A paradox of progress, the materials that built the modern world—steel, cement, and fossil fuels—also contribute to its carbon footprint. For several decades now, industries have made progress in furnaces and reactors that consume vast amounts of fossil energy. Today, those very same systems trigger a new problem: not how to produce more, but how to produce sustainably.
In 2026, industrial decarbonization is an ongoing engineering effort—and it is our chemical engineers leading the charge. This article examines how chemical engineers are working to reduce emissions and greenhouse gases across the steel, cement, refining, and manufacturing industries today.
The Carbon Challenge Inside Heavy Industry
As per statistics, the heavy industry is among the largest contributors to global emissions. According to the International Energy Agency (IEA), the heavy industry forms nearly 25% of global CO₂ emissions, with steel, cement, and chemicals forming the rest 75%. These emissions arise not just when energy is being consumed, but also during the chemical reactions.
For our chemical engineers, this creates a distinctive issue: they simply cannot switch fuels or improve efficiency and just carry on; they can only redesign the very processes that define industrial production.
Reengineering the World’s Most Carbon-Intensive Materials
Traditionally, making steel depends on coal-fired blast furnaces, where carbon acts as both fuel and reducing agent. To avoid the increase of such unhealthy fumes, engineers today are gradually turning to hydrogen-based reduction processes. According to the International Renewable Energy Agency (IREA), green hydrogen could significantly reduce harmful emissions in steel production by replacing it with coal in direct reduction systems.
Yet, when it comes to cement production, the process presents an equally difficult challenge. The calcination of limestone releases CO₂ as part of its chemical reaction. To avoid this, engineers use alternative binders, supplementary cementitious materials, and carbon capture systems directly in production lines. These initiatives gradually help lower the carbon footprint with each ton produced.
The Rise of CCUS Technologies
In chemical factories and refineries, engineers capture and isolate CO₂ before it escapes into the Earth’s atmosphere. This is carried out by using carbon capture, utilization, and storage (CCUS) technologies.
As per the Global CCS Institute, the 2025 report reveals more than 40 commercial CCUS facilities operating worldwide, with dozens more still under construction. These technologies capture hazardous emissions directly from industrial exhaust streams and either store them underground or reuse them in other chemical processes. By turning CO₂ from a waste product into a functional alternative, CCUS changes how industries approach emission control practices nowadays.

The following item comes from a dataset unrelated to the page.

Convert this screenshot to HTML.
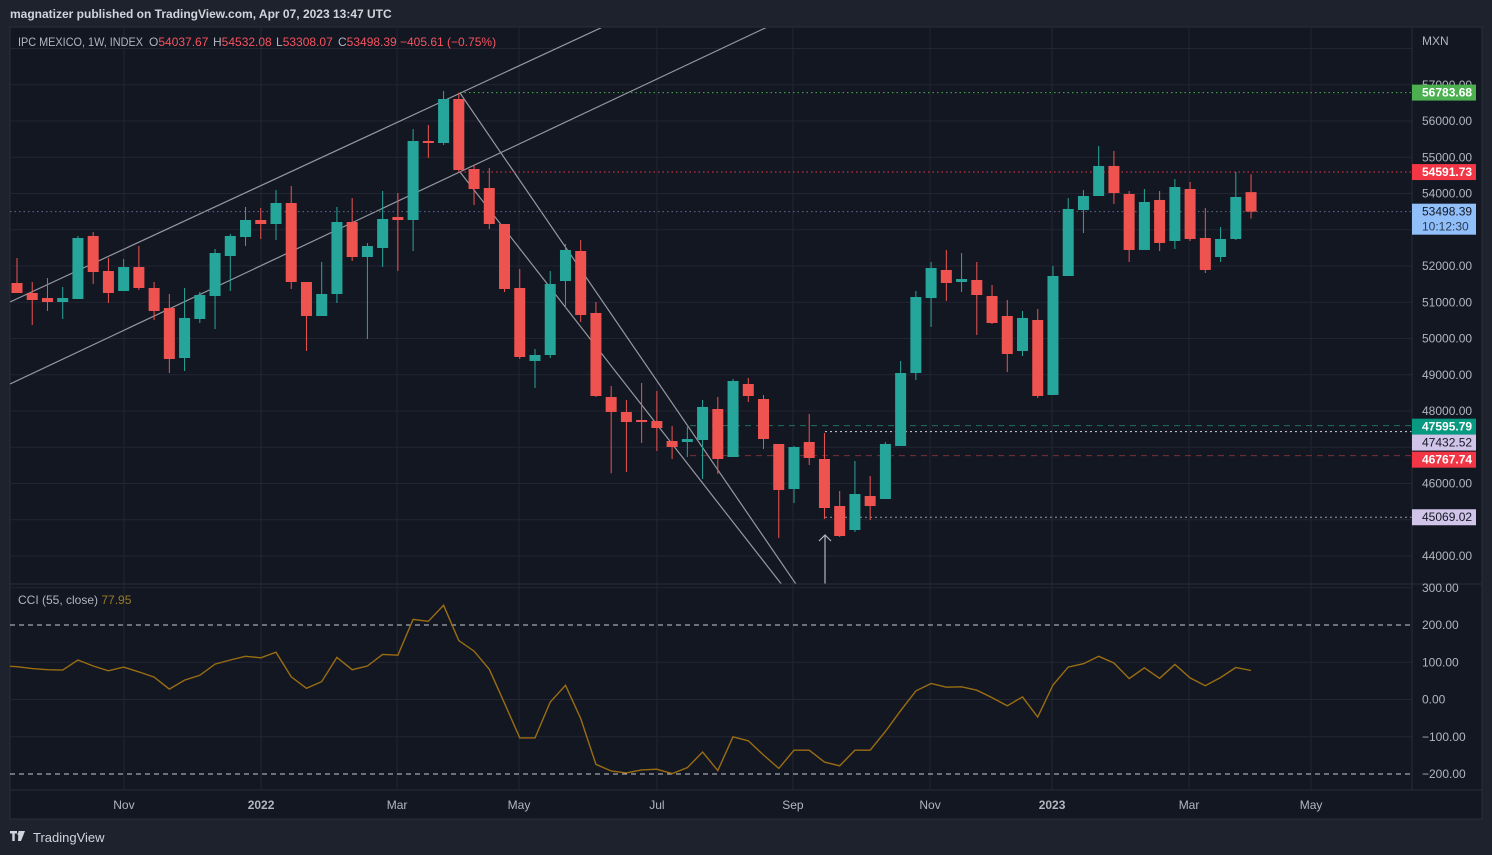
<!DOCTYPE html>
<html><head><meta charset="utf-8">
<style>
html,body{margin:0;padding:0;background:#1e222d;width:1492px;height:855px;overflow:hidden;font-family:"Liberation Sans",sans-serif;}
svg{position:absolute;left:0;top:0;}
</style></head>
<body>
<svg id="chart" width="1492" height="855" xmlns="http://www.w3.org/2000/svg">
<rect x="0" y="0" width="1492" height="855" fill="#1e222d"/>
<text x="10" y="18" fill="#d1d4dc" font-size="12" font-weight="bold">magnatizer published on TradingView.com, Apr 07, 2023 13:47 UTC</text>
<rect x="10" y="27" width="1472" height="792" fill="#131722" stroke="#2a2e39" stroke-width="1"/>
<g id="grid"></g>
<g id="drawings"></g>
<g id="candles"></g>
<g id="cci"></g>
<line x1="10" y1="584" x2="1482" y2="584" stroke="#2a2e39" stroke-width="1"/>
<line x1="1412" y1="27" x2="1412" y2="790" stroke="#2a2e39"/>
<line x1="10" y1="790" x2="1482" y2="790" stroke="#2a2e39"/>
<g id="axes"></g>
<g font-size="12">
<text x="18" y="46" fill="#b2b5be" textLength="125" lengthAdjust="spacingAndGlyphs">IPC MEXICO, 1W, INDEX</text>
<text y="46" fill="#b2b5be"><tspan x="149">O</tspan><tspan fill="#f7525f">54037.67</tspan><tspan x="213">H</tspan><tspan fill="#f7525f">54532.08</tspan><tspan x="276">L</tspan><tspan fill="#f7525f">53308.07</tspan><tspan x="338">C</tspan><tspan fill="#f7525f">53498.39</tspan><tspan x="400" fill="#f7525f">−405.61 (−0.75%)</tspan></text>
<text x="18" y="604" fill="#b2b5be">CCI (55, close) <tspan fill="#9a7a26">77.95</tspan></text>
</g>
<g>
<path d="M10 831h7v2.5h-2.3v7.5h-2.4v-7.5h-2.3z M18.5 831h6.5l-4 10h-3z" fill="#d1d4dc"/>
<circle cx="19" cy="834" r="1.5" fill="#d1d4dc"/>
<text x="33" y="842" fill="#d1d4dc" font-size="13">TradingView</text>
</g>
</svg>
<script>
const opens=[51531,51255,51117,51007,51090,52828,51862,51310,51972,51393,50841,49462,50538,51173,52276,52800,53269,53159,53738,51559,50621,51228,53214,52248,52497,53352,53269,55448,55393,56607,54676,54152,53159,51393,49380,49545,51586,52414,50704,48386,47973,47752,47724,47172,47145,47200,48055,46731,48745,48331,47090,45848,47145,46676,45379,44717,45655,45572,47035,49048,51117,51890,51559,51614,51173,50621,49655,50511,48442,51724,53545,53931,54759,53986,52442,53821,52690,54124,52773,52248,52745,54037.67];
const highs=[52221,51559,51669,51421,52828,52938,52221,52193,52552,51559,51228,51393,51283,52469,52883,53628,53600,54097,54207,51559,52110,53628,53876,52635,54069,54014,55779,55890,56828,56783.68,54786,54704,53159,51917,49711,51862,52607,52717,51007,48690,48304,48773,48552,47586,47559,48304,48386,48883,48911,48442,47090,47035,47918,47393,45793,46621,46207,47145,49379,51310,52110,52442,52359,52110,51476,51062,50759,50814,52000,53876,54097,55310,55173,54069,54124,54069,54400,54317,53600,53076,54593,54532.08];
const lows=[51283,50373,50759,50538,51090,51504,50980,51310,51338,50510,49048,49104,50428,50262,51310,52552,52745,52717,51366,49655,50621,50980,52138,49986,51972,51862,52414,54979,55338,54593,53683,53021,51283,49434,48635,49462,50841,50456,48386,46283,46317,47117,46897,46676,46731,46125,46262,46731,48248,46952,44497,45462,46510,45021,44524,44662,44993,45572,47035,48855,50317,51035,51283,50097,50400,49076,49517,48359,48442,51724,52910,53931,53711,52110,52442,52414,52469,52690,51807,52110,52717,53308.07];
const closes=[51255,51062,51007,51117,52773,51834,51255,51972,51393,50759,49434,50566,51200,52359,52828,53269,53159,53738,51559,50621,51228,53214,52248,52552,53297,53269,55448,55393,56607,54648,54124,53159,51366,49490,49545,51504,52442,50648,48414,47973,47697,47697,47531,47007,47227,48111,46676,48828,48414,47227,45821,47007,46704,45324,44552,45710,45379,47090,49048,51145,51945,51531,51641,51200,50428,49573,50566,48414,51724,53573,53931,54759,54014,52442,53766,52635,54179,52745,51890,52745,53904,53498.39];
const cciValues=[88,83,80,79,106,90,77,87,74,60,28,52,65,95,106,116,112,127,61,30,48,113,80,90,121,119,215,210,253,158,130,81,-10,-103,-103,-7,38,-51,-174,-192,-197,-189,-187,-199,-183,-141,-191,-100,-111,-149,-185,-136,-136,-168,-178,-136,-136,-86,-30,23,43,33,34,25,5,-17,7,-47,39,87,96,116,98,56,85,57,94,58,37,59,86,77.95];
const priceTicks=[44000,45000,46000,47000,48000,49000,50000,51000,52000,53000,54000,55000,56000,57000,58000];
const cciTicks=[-200,-100,0,100,200,300];
const timeLabels=["Nov","2022","Mar","May","Jul","Sep","Nov","2023","Mar","May"];
const timeIdx=[7.02,16.02,24.95,32.95,42.0,50.93,59.93,67.94,76.93,84.94];
const markerPrices=[56783.68,54591.73,53498.39,47595.79,47432.52,46767.74,45069.02];

const NS="http://www.w3.org/2000/svg";
const X=i=>17+i*15.235;
const Y=p=>121+(56000-p)*0.03625;
const CY=v=>699.5-v*0.3725;
function mk(tag,attrs,parent,txt){const e=document.createElementNS(NS,tag);for(const k in attrs)e.setAttribute(k,attrs[k]);if(txt!==undefined)e.textContent=txt;parent.appendChild(e);return e;}
const grid=document.getElementById('grid'),dr=document.getElementById('drawings'),cg=document.getElementById('candles'),cci=document.getElementById('cci'),ax=document.getElementById('axes');
const GC="#232632";
priceTicks.forEach(p=>{const y=Y(p);if(y<28||y>584)return;const l=mk('line',{x1:10,x2:1412,y1:y,y2:y,stroke:GC},grid);

});
cciTicks.forEach(v=>{const y=CY(v);if(y<586)return;if(Math.abs(v)===200)return;const l=mk('line',{x1:10,x2:1412,y1:y,y2:y,stroke:GC},grid);

});
timeIdx.forEach(t=>{const x=X(t);const l=mk('line',{x1:x,x2:x,y1:28,y2:790,stroke:GC},grid);

});
const clipDefs=mk('defs',{},document.getElementById('chart'));
const cp=mk('clipPath',{id:'mainclip'},clipDefs);mk('rect',{x:10,y:28,width:1402,height:556},cp);
dr.setAttribute('clip-path','url(#mainclip)');
function tl(x1,y1,x2,y2,name){const l=mk('line',{x1,y1,x2,y2,stroke:'#9598a1','stroke-width':1.2},dr);

}
tl(10,302,620,19,'upper-channel-line');
tl(10,384,780,21,'lower-channel-line');
tl(460,93,800,590,'downtrend-line-outer');
tl(460,172,786,590,'downtrend-line-inner');
function hl(x1,p,col,dash,name){const y=Y(p);const l=mk('line',{x1,x2:1412,y1:y,y2:y,stroke:col,'stroke-dasharray':dash},dr);

}
hl(460,markerPrices[0],'#4caf50','1.5 3','high-level-line');
hl(460,markerPrices[1],'#f23645','1.5 3','resistance-level-line');
hl(10,markerPrices[2],'#5d6b8a','1.5 3','last-price-line');
hl(690,markerPrices[3],'#1f6f5f','6 5','green-level-line');
hl(825,markerPrices[4],'#d1d4dc','2 3','lavender-level-line');
hl(690,markerPrices[5],'#7a3036','6 5','red-level-line');
hl(825,markerPrices[6],'#9598a1','2 3','low-level-line');
const ar=mk('path',{d:'M825 584V535M819 541L825 535L831 541',stroke:'#b2b5be',fill:'none','stroke-width':1.2},dr);


opens.forEach((o,i)=>{const c=closes[i],h=highs[i],l=lows[i];const up=c>=o;const col=up?'#26a69a':'#ef5350';const x=X(i);
const w=mk('line',{x1:x,x2:x,y1:Y(h),y2:Y(l),stroke:col,'stroke-width':1},cg);


const top=Y(Math.max(o,c)),bh=Math.max(1.5,Math.abs(Y(o)-Y(c)));
const b=mk('rect',{x:x-5.5,y:top,width:11,height:bh,fill:col},cg);

});
[200,-200].forEach(v=>{const y=CY(v);const l=mk('line',{x1:10,x2:1412,y1:y,y2:y,stroke:'#c8cad0','stroke-dasharray':'5 4'},cci);

});
const cp2=mk('clipPath',{id:'cciclip'},clipDefs);mk('rect',{x:10,y:585,width:1402,height:205},cp2);
const pts=cciValues.map((v,i)=>X(i).toFixed(1)+','+CY(v).toFixed(1)).join(' ');
const pl=mk('polyline',{points:'10,'+CY(89).toFixed(1)+' '+pts,fill:'none',stroke:'#9a6d12','stroke-width':1.4,'clip-path':'url(#cciclip)'},cci);


const AX={fill:'#b2b5be','font-size':12};
const m=mk('text',Object.assign({x:1422,y:45},AX),ax,'MXN');


priceTicks.forEach(p=>{const y=Y(p);if(y<60||y>575||p===47000)return;const t=mk('text',Object.assign({x:1422,y:y+4},AX),ax,p.toFixed(2));

});
cciTicks.forEach(v=>{const y=CY(v);const s=(v<0?'\u2212'+Math.abs(v).toFixed(2):v.toFixed(2));const t=mk('text',Object.assign({x:1422,y:y+4},AX),ax,s);

});
timeLabels.forEach((s,i)=>{const bold=/^\d/.test(s);const t=mk('text',{x:X(timeIdx[i]),y:809,fill:'#b2b5be','font-size':12,'text-anchor':'middle','font-weight':bold?'bold':'normal'},ax,s);

});
const boxCols=[['#4caf50','#fff'],['#f23645','#fff'],['#90bff9','#131722'],['#089981','#fff'],['#d1c4e9','#131722'],['#f23645','#fff'],['#d1c4e9','#131722']];
const boxOffset=[0,0,0,1,11,4,0];
markerPrices.forEach((p,i)=>{const y=Y(p)+boxOffset[i];const [bg,fg]=boxCols[i];const h=i===2?31:16;const top=y-8;
const r=mk('rect',{x:1412,y:top,width:64,height:h,fill:bg},ax);


const t=mk('text',{x:1422,y:top+12,fill:fg,'font-size':12,'font-weight':fg==='#fff'?'bold':'normal'},ax,p.toFixed(2));


if(i===2){const t2=mk('text',{x:1422,y:top+27,fill:'#2a3a55','font-size':12},ax,'10:12:30');

}});
</script>
</body></html>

Engineering More with Less Energy
Like carbon capture techniques, engineers redesign industrial systems around electrification—replacing fossil fuel-based heat with electricity. Electric furnaces, plasma heating, and renewable-powered reactors now also reduce their dependence on coal and gas.
Side by side, engineers also apply process intensification techniques, where they redesign systems to deliver the same output but with fewer steps, less energy, and smaller equipment. As per the World Economic Forum, industrial electrification and efficiency improvements can abate emissions while maintaining productivity. This only goes to show that decarbonization does not require sacrificing output; it just requires smarter engineering on our part.
The Realities of Decarbonization in 2026
For many engineers till now, decarbonization is not seen as just some big idea or long-term goal; it is now something they deal with every single day on the factory floor. Choices such as energy source, raw material selection, and operating conditions all influence emissions.
Today, engineers at chemical plants describe how teams evaluate every change not just for cost or yield, but also for its carbon impact. This shift signals a major transition in industrial thinking. And so, chemical engineers no longer focus on just cost and production; they now consider how every decision affects carbon emissions and environmental impact moving forward.
Building the Next Industrial Era
Industrial decarbonization is not a linear road to systemic transformation. Instead, it combines green hydrogen, carbon capture, electrification, and material innovation into an evolving system. And our chemical engineers sit at the center of this transition, leading the way toward a lower-carbon industrial future.
The industries that once defined the carbon age now also define the very road that lies beyond it. Steel, cement, refining, and manufacturing will last and adapt to the changing world. And as they do, chemical engineers will only continue redesigning the processes that sustain them. 2026 no longer asks if heavy industries can decarbonize, but rather how fast our engineers can make it happen—and how far that transformation can go.